I took an in-law relative who is not a citizen of the United States (and whose home country makes it very difficult to own a handgun) to the range last weekend. He had never fired a gun before in his life.
He was not pre-disposed to being "anti-gun" nor particularly "pro-gun." Gun ownership simply does not intersect with his life in his home country.
The thing that struck him the most is "the awsome responsiblity of handling and firing a gun." This is the exact same thing I experienced when I first handled a firearm. Frankly, they scared the bejeezus outta me.
Since then, I've encountered the many, many dissuasions the State provides to gun owners: restrictions on types you can own, restrictions on where you can take them, restrictions on why you can take them to allowed places, restrictions on things you can attach to them, restrictions on how much ammunition you can have to hand, restrictions on storage, and on and on and on.
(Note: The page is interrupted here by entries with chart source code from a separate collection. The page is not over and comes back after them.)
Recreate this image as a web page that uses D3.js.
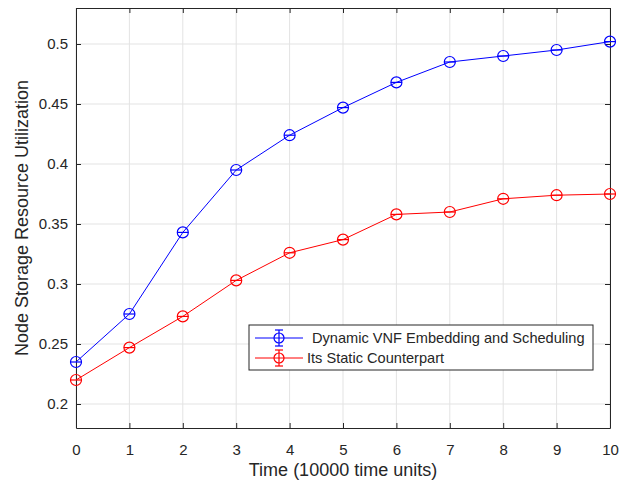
<!DOCTYPE html>
<html>
<head>
<meta charset="utf-8">
<script src="https://cdn.jsdelivr.net/npm/d3@7"></script>
<style>
  body { margin: 0; background: #fff; }
  text { font-family: 'Liberation Sans', Arial, sans-serif; fill: #262626; }
</style>
</head>
<body>
<div id="chart"></div>
<script>
// Data
const times = [0, 1, 2, 3, 4, 5, 6, 7, 8, 9, 10];
const dynamicVals = [0.235, 0.275, 0.343, 0.395, 0.424, 0.447, 0.468, 0.485, 0.490, 0.495, 0.502];
const staticVals = [0.220, 0.247, 0.273, 0.303, 0.326, 0.337, 0.358, 0.360, 0.371, 0.374, 0.375];
const seriesNames = ['Dynamic VNF Embedding and Scheduling', 'Its Static Counterpart'];
const yTicks = [0.2, 0.25, 0.3, 0.35, 0.4, 0.45, 0.5];

const width = 632;
const height = 483;
const margin = { left: 76, top: 8, right: 22, bottom: 55 };
const plotW = width - margin.left - margin.right;
const plotH = height - margin.top - margin.bottom;

const svg = d3
  .select('#chart')
  .append('svg')
  .attr('width', width)
  .attr('height', height);

const g = svg
  .append('g')
  .attr('transform', 'translate(' + margin.left + ',' + margin.top + ')');

const x = d3.scaleLinear().domain([0, 10]).range([0, plotW]);
const y = d3.scaleLinear().domain([0.18, 0.53]).range([plotH, 0]);

// Grid
g.append('g')
  .selectAll('line')
  .data(times)
  .enter()
  .append('line')
  .attr('x1', (d) => x(d))
  .attr('x2', (d) => x(d))
  .attr('y1', 0)
  .attr('y2', plotH)
  .attr('stroke', '#e3e3e3');

g.append('g')
  .selectAll('line')
  .data(yTicks)
  .enter()
  .append('line')
  .attr('x1', 0)
  .attr('x2', plotW)
  .attr('y1', (d) => y(d))
  .attr('y2', (d) => y(d))
  .attr('stroke', '#e3e3e3');

// Axes (ticks inward, box on)
const axisColor = '#262626';
const xAxis = g
  .append('g')
  .attr('transform', 'translate(0,' + plotH + ')')
  .call(d3.axisBottom(x).tickValues(times).tickSizeInner(-5).tickSizeOuter(0).tickPadding(16));
const xTop = g.append('g').call(d3.axisTop(x).tickValues(times).tickSizeInner(-5).tickSizeOuter(0).tickFormat(''));
const yAxis = g
  .append('g')
  .call(d3.axisLeft(y).tickValues(yTicks).tickSizeInner(-5).tickSizeOuter(0).tickPadding(8).tickFormat(d3.format('')));
const yRight = g
  .append('g')
  .attr('transform', 'translate(' + plotW + ',0)')
  .call(d3.axisRight(y).tickValues(yTicks).tickSizeInner(-5).tickSizeOuter(0).tickFormat(''));

[xAxis, xTop, yAxis, yRight].forEach((a) => {
  a.select('.domain').attr('stroke', axisColor);
  a.selectAll('.tick line').attr('stroke', axisColor);
  a.selectAll('text').style('font-size', '15px').attr('fill', axisColor);
});

// Axis labels
g.append('text')
  .attr('x', plotW / 2)
  .attr('y', plotH + 48)
  .attr('text-anchor', 'middle')
  .style('font-size', '18px')
  .text('Time (10000 time units)');

g.append('text')
  .attr('transform', 'rotate(-90)')
  .attr('x', -plotH / 2)
  .attr('y', -48)
  .attr('text-anchor', 'middle')
  .style('font-size', '18px')
  .text('Node Storage Resource Utilization');

// Series
const series = [
  { name: seriesNames[0], values: dynamicVals, color: '#0000ff' },
  { name: seriesNames[1], values: staticVals, color: '#ff0000' },
];

const line = d3
  .line()
  .x((d, i) => x(times[i]))
  .y((d) => y(d));

series.forEach((s) => {
  g.append('path')
    .datum(s.values)
    .attr('d', line)
    .attr('fill', 'none')
    .attr('stroke', s.color)
    .attr('stroke-width', 1);

  const pts = g
    .selectAll(null)
    .data(s.values)
    .enter()
    .append('g')
    .attr('transform', (d, i) => 'translate(' + x(times[i]) + ',' + y(d) + ')');
  pts.append('circle')
    .attr('r', 5.5)
    .attr('fill', 'none')
    .attr('stroke', s.color)
    .attr('stroke-width', 1.2);
  // zero-length error bar caps show as a horizontal dash
  pts.append('line')
    .attr('x1', -5.5)
    .attr('x2', 5.5)
    .attr('stroke', s.color)
    .attr('stroke-width', 1.2);
});

// Legend
const legend = svg.append('g').attr('transform', 'translate(249,325)');
legend.append('rect')
  .attr('width', 344)
  .attr('height', 45)
  .attr('fill', '#fff')
  .attr('stroke', axisColor)
  .attr('stroke-width', 1);

series.forEach((s, i) => {
  const row = legend.append('g').attr('transform', 'translate(0,' + (13 + i * 20) + ')');
  row.append('line').attr('x1', 6).attr('x2', 54).attr('stroke', s.color);
  row.append('line').attr('x1', 30).attr('x2', 30).attr('y1', -8).attr('y2', 8).attr('stroke', s.color).attr('stroke-width', 1.2);
  row.append('line').attr('x1', 26).attr('x2', 34).attr('y1', -8).attr('y2', -8).attr('stroke', s.color).attr('stroke-width', 1.2);
  row.append('line').attr('x1', 26).attr('x2', 34).attr('y1', 8).attr('y2', 8).attr('stroke', s.color).attr('stroke-width', 1.2);
  row.append('circle').attr('cx', 30).attr('r', 5).attr('fill', 'none').attr('stroke', s.color).attr('stroke-width', 1.2);
  row.append('text')
    .attr('x', i === 0 ? 63 : 58)
    .attr('dy', '0.35em')
    .style('font-size', '14.6px')
    .text(s.name);
});
</script>
</body>
</html>
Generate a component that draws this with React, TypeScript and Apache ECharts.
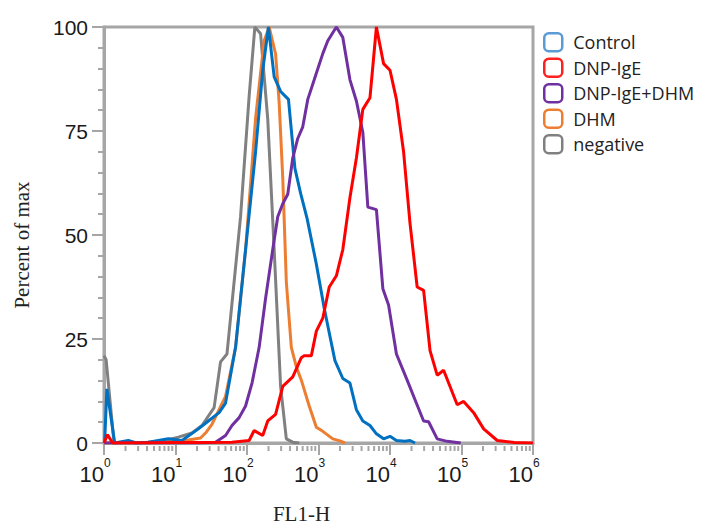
import React, { useEffect, useRef } from "react";
import * as echarts from "echarts";

// x values are log10(FL1-H); y values are percent of max
const legendNames = ["Control", "DNP-IgE", "DNP-IgE+DHM", "DHM", "negative"];
const seriesColors = ["#0070C0", "#FF0000", "#7030A0", "#ED7D31", "#808080"];
const legendBorder = ["#5B9BD5", "#FF2020", "#7030A0", "#ED7D31", "#808080"];

const negativeLogX = [0.0, 0.03, 0.14, 0.34, 0.5, 0.62, 0.83, 1.04, 1.23, 1.37, 1.54, 1.63, 1.72, 1.91, 2.03, 2.11, 2.19, 2.29, 2.38, 2.47, 2.55, 2.64, 2.73];
const negativePct = [21, 20, 0, 0.3, 0, 0.2, 0.5, 1.4, 2.4, 4.2, 8.5, 19.5, 21.4, 54.4, 83.4, 100, 98.4, 77.9, 46.5, 13.6, 1, 0.2, 0];

const controlLogX = [0.01, 0.04, 0.15, 0.34, 0.45, 0.62, 0.9, 1.09, 1.32, 1.46, 1.61, 1.7, 1.84, 1.98, 2.12, 2.22, 2.3, 2.38, 2.47, 2.58, 2.67, 2.75, 2.84, 2.97, 3.08, 3.23, 3.34, 3.44, 3.53, 3.62, 3.72, 3.81, 3.91, 4.0, 4.09, 4.21, 4.28, 4.35];
const controlPct = [0.5, 13, 0, 0.6, 0, 0.2, 1, 0.6, 3.4, 5.3, 7.3, 9.6, 23, 46.5, 70, 89.6, 100, 88, 84.5, 82.6, 66, 60, 54, 43, 32.4, 19.8, 15.5, 14.4, 8, 5.3, 4.2, 2.2, 1, 1.6, 0.6, 0.4, 0.6, 0];

const dhmLogX = [0.0, 0.62, 0.9, 1.18, 1.35, 1.43, 1.51, 1.7, 1.84, 1.98, 2.12, 2.24, 2.31, 2.4, 2.45, 2.5, 2.55, 2.62, 2.69, 2.76, 2.87, 2.97, 3.06, 3.2, 3.3, 3.37];
const dhmPct = [0, 0, 0.3, 0.7, 1.2, 2.6, 4.5, 11.2, 23, 46.5, 78, 96.7, 100, 93.5, 81.8, 63.8, 38.7, 23, 18.3, 15.1, 8.9, 3.8, 2.8, 1, 0.5, 0];

const dnpDhmLogX = [0.0, 1.32, 1.56, 1.7, 1.79, 1.89, 1.98, 2.07, 2.17, 2.26, 2.36, 2.43, 2.5, 2.57, 2.64, 2.71, 2.78, 2.85, 2.94, 3.06, 3.13, 3.25, 3.34, 3.44, 3.53, 3.62, 3.69, 3.81, 3.9, 3.98, 4.09, 4.24, 4.35, 4.47, 4.54, 4.66, 4.8, 4.99];
const dnpDhmPct = [0, 0, 0.2, 1.8, 4.2, 6.1, 8.9, 14.4, 23, 34.8, 46.5, 54.4, 57.5, 59.8, 68.5, 73.2, 76, 82.6, 87.3, 93.6, 96.7, 100, 97.5, 87.3, 82.2, 74.7, 56.7, 56.1, 37.1, 33.2, 21.4, 15.1, 10.4, 5.3, 5.1, 1, 0.4, 0];

const dnpLogX = [0.0, 0.05, 0.12, 1.79, 2.03, 2.1, 2.22, 2.29, 2.4, 2.5, 2.64, 2.76, 2.8, 2.9, 2.97, 3.06, 3.15, 3.25, 3.34, 3.44, 3.53, 3.62, 3.72, 3.81, 3.91, 4.0, 4.09, 4.19, 4.28, 4.38, 4.47, 4.56, 4.66, 4.75, 4.94, 5.03, 5.17, 5.31, 5.5, 5.74, 6.0];
const dnpPct = [0, 2, 0, 0.2, 0.6, 3, 1.8, 5.3, 6.9, 13.6, 15.9, 20.5, 21, 21, 26.9, 30, 37.5, 40.2, 46.5, 59, 68.5, 80.2, 83, 100, 91.2, 89.6, 82.6, 70, 52.8, 37.5, 36.7, 22.2, 16.3, 17.5, 9.2, 10, 7.3, 3.4, 0.6, 0.1, 0];

const decades = [0, 1, 2, 3, 4, 5];
const minorMultipliers = [2, 3, 4, 5, 6, 7, 8, 9];
const yTicks = [0, 25, 50, 75, 100];

const AXIS_GRAY = "#a6a6a6";

function pairs(xs: number[], ys: number[]) {
  return xs.map((x, i) => [x, ys[i]]);
}

export default function App() {
  const ref = useRef<HTMLDivElement>(null);
  useEffect(() => {
    if (!ref.current) return;
    const chart = echarts.init(ref.current, null, { renderer: "svg" });
    const minorTickData: number[][] = [];
    decades.forEach((d) => minorMultipliers.forEach((m) => minorTickData.push([d + Math.log10(m), 0])));

    const seriesDefs = [
      { name: "negative", x: negativeLogX, y: negativePct, c: seriesColors[4] },
      { name: "DHM", x: dhmLogX, y: dhmPct, c: seriesColors[3] },
      { name: "Control", x: controlLogX, y: controlPct, c: seriesColors[0] },
      { name: "DNP-IgE+DHM", x: dnpDhmLogX, y: dnpDhmPct, c: seriesColors[2] },
      { name: "DNP-IgE", x: dnpLogX, y: dnpPct, c: seriesColors[1] },
    ];

    chart.setOption({
      animation: false,
      backgroundColor: "#ffffff",
      grid: {
        left: 104,
        right: 172,
        top: 27,
        bottom: 79,
        show: true,
        borderColor: AXIS_GRAY,
        borderWidth: 3,
        containLabel: false,
      },
      legend: {
        orient: "vertical",
        left: 538,
        top: 27,
        itemWidth: 18,
        itemHeight: 18,
        itemGap: 5,
        icon: "roundRect",
        textStyle: { fontFamily: "Open Sans", fontSize: 18, color: "#222", padding: [0, 0, 0, 6] },
        data: legendNames.map((n, i) => ({
          name: n,
          itemStyle: { color: "#ffffff", borderColor: legendBorder[i], borderWidth: 2.5 },
        })),
      },
      xAxis: {
        type: "value",
        min: 0,
        max: 6,
        interval: 1,
        name: "FL1-H",
        nameLocation: "middle",
        nameGap: 60,
        nameTextStyle: { fontFamily: "Liberation Serif", fontSize: 21, color: "#222", padding: [0, 34, 0, 0] },
        axisLine: { show: true, lineStyle: { color: AXIS_GRAY, width: 3 } },
        axisTick: { show: true, length: 12, lineStyle: { color: AXIS_GRAY, width: 2 } },
        splitLine: { show: false },
        axisLabel: {
          margin: 14,
          formatter: (v: number) => `{b|10}{s|${Math.round(v)}}{sp|}`,
          rich: {
            b: { fontFamily: "Liberation Sans", fontSize: 22, color: "#1a1a1a", padding: [6, 0, 0, 0] },
            s: { fontFamily: "Liberation Sans", fontSize: 12, color: "#1a1a1a", verticalAlign: "top" },
            sp: { width: 18 },
          },
        },
      },
      yAxis: {
        type: "value",
        min: 0,
        max: 100,
        interval: 25,
        name: "Percent of max",
        nameLocation: "middle",
        nameGap: 72,
        nameTextStyle: { fontFamily: "Liberation Serif", fontSize: 21, color: "#222", padding: [0, 20, 0, 0] },
        axisLine: { show: true, lineStyle: { color: AXIS_GRAY, width: 3 } },
        axisTick: { show: true, length: 12, lineStyle: { color: AXIS_GRAY, width: 2 } },
        minorTick: { show: true, splitNumber: 5, length: 6, lineStyle: { color: AXIS_GRAY, width: 2 } },
        splitLine: { show: false },
        axisLabel: {
          margin: 16,
          fontFamily: "Liberation Sans",
          fontSize: 21,
          color: "#1a1a1a",
          formatter: (v: number) => (yTicks.includes(v) ? String(v) : ""),
        },
      },
      series: [
        ...seriesDefs.map((s) => ({
          name: s.name,
          type: "line",
          data: pairs(s.x, s.y),
          showSymbol: false,
          symbol: "none",
          smooth: false,
          lineStyle: { color: s.c, width: 3 },
          itemStyle: { color: s.c },
        })),
        {
          name: "minorTicks",
          type: "custom",
          silent: true,
          clip: false,
          data: minorTickData,
          renderItem: (params: any, api: any) => {
            const p = api.coord([api.value(0), 0]);
            return {
              type: "line",
              shape: { x1: p[0], y1: p[1] + 3, x2: p[0], y2: p[1] + 8 },
              style: { stroke: AXIS_GRAY, lineWidth: 2 },
            };
          },
        },
      ],
    });
    return () => chart.dispose();
  }, []);
  return <div ref={ref} style={{ position: "fixed", left: 0, top: 0, width: 705, height: 529 }} />;
}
Some of these laws I support, others I do not. But the thing all those regulations really drives home is that society believes, er, freeborn citizens should seriously consider all of the responsibilities of gun ownership. With that general principle, I agree.
I'm becoming famous for describing gun ownership as a "burden." I still think of it that way.
The thing that is most remarkable, however, is how the physical act of holding and firing a gun made my in-law highly-aware of the responsibility and everything it could mean.
That, I think, is a good thing.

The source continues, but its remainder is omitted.